The ESG imperative in GCCs
Traditionally focused on delivering scale and efficiency, GCCs are now embedding ESG principles into their core operations. This evolution is driven by:
- Global mandates for climate action and social equity
- Investor and stakeholder expectations for transparency and accountability
- The need to align with enterprise-wide sustainability goals
GCCs, with their proximity to talent, technology, and innovation ecosystems, are uniquely positioned to operationalize ESG strategies across geographies.
Green tech adoption: Engineering a sustainable future
One of the most visible shifts is the embrace of green technologies, specifically:
- Cloud-first and energy-efficient IT infrastructure reduces carbon footprints
- AI and IoT-enabled smart facilities optimize energy usage and waste management
- Digital twins and predictive analytics help model sustainable operations and reduce resource consumption
These innovations not only support environmental goals but also drive operational excellence and cost savings, reinforcing the business case for sustainability.

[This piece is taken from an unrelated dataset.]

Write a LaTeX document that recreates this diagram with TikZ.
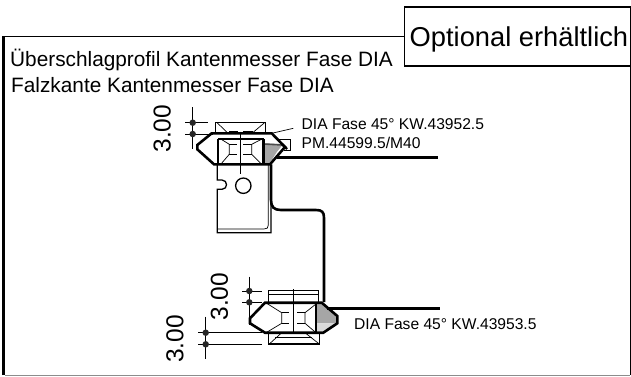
\documentclass[tikz,border=0pt]{standalone}
\usepackage{fontspec}
\setmainfont{Liberation Sans}
\usetikzlibrary{positioning}

\tikzset{
  thinline/.style={line width=0.7pt},
  medline/.style={line width=1.3pt},
  heavyline/.style={line width=2.6pt},
  dimdot/.style={circle, fill=black!85, inner sep=0pt, minimum size=6.5pt},
  dimtext/.style={font=\fontsize{24.5}{24.5}\selectfont, rotate=90, inner sep=0pt},
  headtext/.style={font=\fontsize{20.8}{20.8}\selectfont, anchor=base west, inner sep=0pt},
  parttext/.style={font=\fontsize{15.6}{15.6}\selectfont, anchor=base west, inner sep=0pt}
}

\begin{document}
\begin{tikzpicture}[x=1pt, y=-1pt]
    \useasboundingbox (0, 0) rectangle (631, 376);

    % frame
    \draw[line width=1.5pt] (3.5, 36.7) -- (403.5, 36.7);
    \draw[line width=2.2pt] (3.5, 375) -- (3.5, 36);
    \draw[thinline] (630, 65) -- (630, 375);
    \draw[line width=1.2pt, black!45] (5, 375.3) -- (630, 375.3);
    \node[draw, line width=1.6pt, minimum width=226.5pt, minimum height=59pt, anchor=north west, inner sep=0pt] (optbox) at (403.5, 6) {};
    \node[font=\fontsize{27.3}{27.3}\selectfont, inner sep=0pt, anchor=base west] (opttext) at (409.5, 46.7) {Optional erhältlich};

    \node[headtext] (headone) at (10, 66) {Überschlagprofil Kantenmesser Fase DIA};
    \node[headtext] (headtwo) at (11, 92.7) {Falzkante Kantenmesser Fase DIA};

    % upper knife
    \fill[black!35] (264, 143.3) -- (283, 144.3) -- (277, 151.7) -- (271.7, 160) -- (268.3, 164.3) -- (264, 164.3) -- cycle;
    \draw[line width=1.6pt, black!70] (264, 144) -- (283, 145);
    \draw[medline] (215.7, 133.3) -- (215.7, 122.3) -- (265.7, 122.3) -- (265.7, 133.3);
    \draw[thinline] (216.7, 122.3) -- (228, 133.3) (265, 122.3) -- (252, 133.3);
    \draw[medline] (229, 131.7) -- (238, 131.7) (243, 131.7) -- (253, 131.7);
    \draw[heavyline] (197.3, 149.3) -- (197.3, 145) -- (211.7, 133.3) -- (271.7, 133.3) -- (285, 147) -- (270, 164.3) -- (214, 164.3) -- cycle;
    \draw[heavyline] (218, 164.3) -- (218, 139);
    \draw[heavyline] (263.5, 164.3) -- (263.5, 139);
    \draw[medline] (218, 139) -- (263.5, 139);
    \draw[thinline] (277, 139) -- (290, 139) -- (290, 150) -- (284, 150);
    \draw[line width=2.4pt] (282, 144) -- (287, 149);
    \draw[thinline] (220.7, 139) -- (229.3, 144.3) -- (229.3, 154.3) -- (220.7, 164.3);
    \draw[thinline] (262, 139) -- (251.7, 144.3) -- (251.7, 154.3) -- (261.7, 164.3);
    \draw[thinline] (229.3, 144.3) -- (236.7, 144.3) (243.3, 144.3) -- (251.7, 144.3);
    \draw[thinline] (229.3, 154.3) -- (236.7, 154.3) (243.3, 154.3) -- (251.7, 154.3);

    % upper holder
    \draw[medline] (217.3, 164.3) -- (217.3, 180) -- (222, 180) .. controls (228, 180) and (228, 189.3) .. (222, 189.3) -- (217.3, 189.3) -- (217.3, 232.7) -- (271, 232.7) -- (271, 200);
    \draw[thinline] (217.3, 229) -- (264, 229) .. controls (267, 229) and (268.3, 228) .. (268.3, 225) -- (268.3, 164.3);
    \draw[medline] (243.3, 185.7) circle (7.7);
    \draw[thinline] (240.7, 131.7) -- (240.7, 174);
    \draw[heavyline] (277, 157.5) -- (438, 157.5);
    \draw[heavyline] (271, 164.3) -- (271, 200) .. controls (271, 207) and (274, 210) .. (281, 210) -- (316, 210) .. controls (322, 210) and (324, 212) .. (324, 218) -- (324, 302);

    % leader
    \coordinate (leadstart) at (271.7, 133.3);
    \coordinate (leadend) at (293.3, 128.3);
    \draw[thinline] (leadstart) -- (leadend);
    \node[parttext] (partone) at (301.5, 129.3) {DIA Fase 45° KW.43952.5};
    \node[parttext] (parttwo) at (301.5, 148.3) {PM.44599.5/M40};

    % upper dimension
    \draw[thinline] (192.7, 107) -- (192.7, 149.3);
    \draw[thinline] (185, 122.7) -- (208, 122.7) (185, 134) -- (213, 134);
    \node[dimdot] (dotone) at (192.7, 122.7) {};
    \node[dimdot] (dottwo) at (192.7, 134) {};
    \node[dimtext] (dimone) at (162.3, 128.7) {3.00};

    % lower knife
    \fill[black!35] (316.7, 304) -- (322.7, 304) -- (336.7, 317.3) -- (336.7, 323.3) -- (316.7, 323.3) -- cycle;
    \fill[black!15] (316.7, 323.3) -- (336.7, 323.3) -- (325, 331) -- (316.7, 331) -- cycle;
    \draw[medline] (268.3, 302.7) -- (268.3, 290.7) -- (318.3, 290.7) -- (318.3, 302.7);
    \draw[medline] (268.3, 294.5) -- (318.3, 294.5);
    \draw[heavyline] (250, 323.3) -- (250, 318.3) -- (265, 302.7) -- (321.7, 302.7) -- (337.3, 316) -- (337.3, 323.3) -- (323.3, 332.7) -- (265, 332.7) -- cycle;
    \draw[medline] (268.3, 332.7) -- (268.3, 344) -- (319.3, 344) -- (319.3, 332.7);
    \draw[medline] (316, 302.7) -- (316, 332.7);
    \draw[thinline] (266.7, 303.3) -- (281.7, 312.7) -- (281.7, 323.3) -- (266, 332.7);
    \draw[thinline] (316, 304) -- (305, 312.7) -- (305, 323.3) -- (316, 332.7);
    \draw[thinline] (281.7, 312.7) -- (289.3, 312.7) (297.3, 312.7) -- (305, 312.7);
    \draw[thinline] (281.7, 323.3) -- (289.3, 323.3) (297.3, 323.3) -- (305, 323.3);
    \draw[thinline] (269.3, 344) -- (281.7, 332.7) (319.3, 344) -- (305, 332.7);
    \draw[thinline] (275, 337.7) -- (311.7, 337.7);
    \draw[thinline] (293.3, 289) -- (293.3, 334);
    \draw[heavyline] (327, 308.3) -- (440, 308.3);
    \node[parttext] (partthree) at (354, 329.3) {DIA Fase 45° KW.43953.5};

    % lower dimensions
    \draw[thinline] (249.3, 276.7) -- (249.3, 325);
    \draw[thinline] (242, 291) -- (262, 291) (242, 302.3) -- (262, 302.3);
    \node[dimdot] (dotthree) at (249.3, 291) {};
    \node[dimdot] (dotfour) at (249.3, 302.3) {};
    \node[dimtext] (dimtwo) at (219.5, 296.7) {3.00};
    \draw[thinline] (205.7, 316.7) -- (205.7, 359.3);
    \draw[thinline] (198, 332.7) -- (261.7, 332.7) (198, 344.3) -- (261.7, 344.3);
    \node[dimdot] (dotfive) at (205.7, 332.7) {};
    \node[dimdot] (dotsix) at (205.7, 344.3) {};
    \node[dimtext] (dimthree) at (175, 338.8) {3.00};
\end{tikzpicture}
\end{document}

Circular economy models: Rethinking resource use
GCCs are also championing circular economy principles—designing processes that minimize waste and maximize reuse, for instance:
- Closed-loop supply chains and reverse logistics are being piloted in collaboration with global teams
- Sustainable procurement practices ensure vendors align with ESG standards
- Lifecycle assessments of products and services are becoming standard practice
By embedding circularity into operations, GCCs contribute to enterprise-wide decarbonization and resource efficiency.
Inclusive workplace practices: ESG beyond the environment
The “S” in ESG is gaining momentum as GCCs foster inclusive, equitable, and diverse workplaces:
- DEI (Diversity, Equity, and Inclusion) programs are being scaled across locations
- Employee well-being and mental health initiatives are integrated into HR strategies
- Community engagement and social impact projects are aligned with local needs
These practices not only enhance employee experience and retention but also strengthen brand reputation and stakeholder trust.
Strategic ESG integration: A new mandate for GCC leadership
To truly lead in ESG, GCCs must move beyond compliance to strategic integration:
- ESG KPIs and scorecards should be embedded in performance metrics
- Cross-functional ESG councils can drive governance and innovation
- Partnerships with academia, startups, and NGOs can accelerate impact
This requires a mindset shift—from ESG as a reporting requirement to ESG as a strategic differentiator.
Conclusion: Using GCCs as ESG powerhouses
As enterprises navigate the complexities of climate change, social responsibility, and governance, GCCs are stepping up as ESG powerhouses—driving innovation, resilience, and purpose. The integration of sustainability into GCC operations is not just a trend; it is a strategic imperative that will define the next era of global enterprise transformation.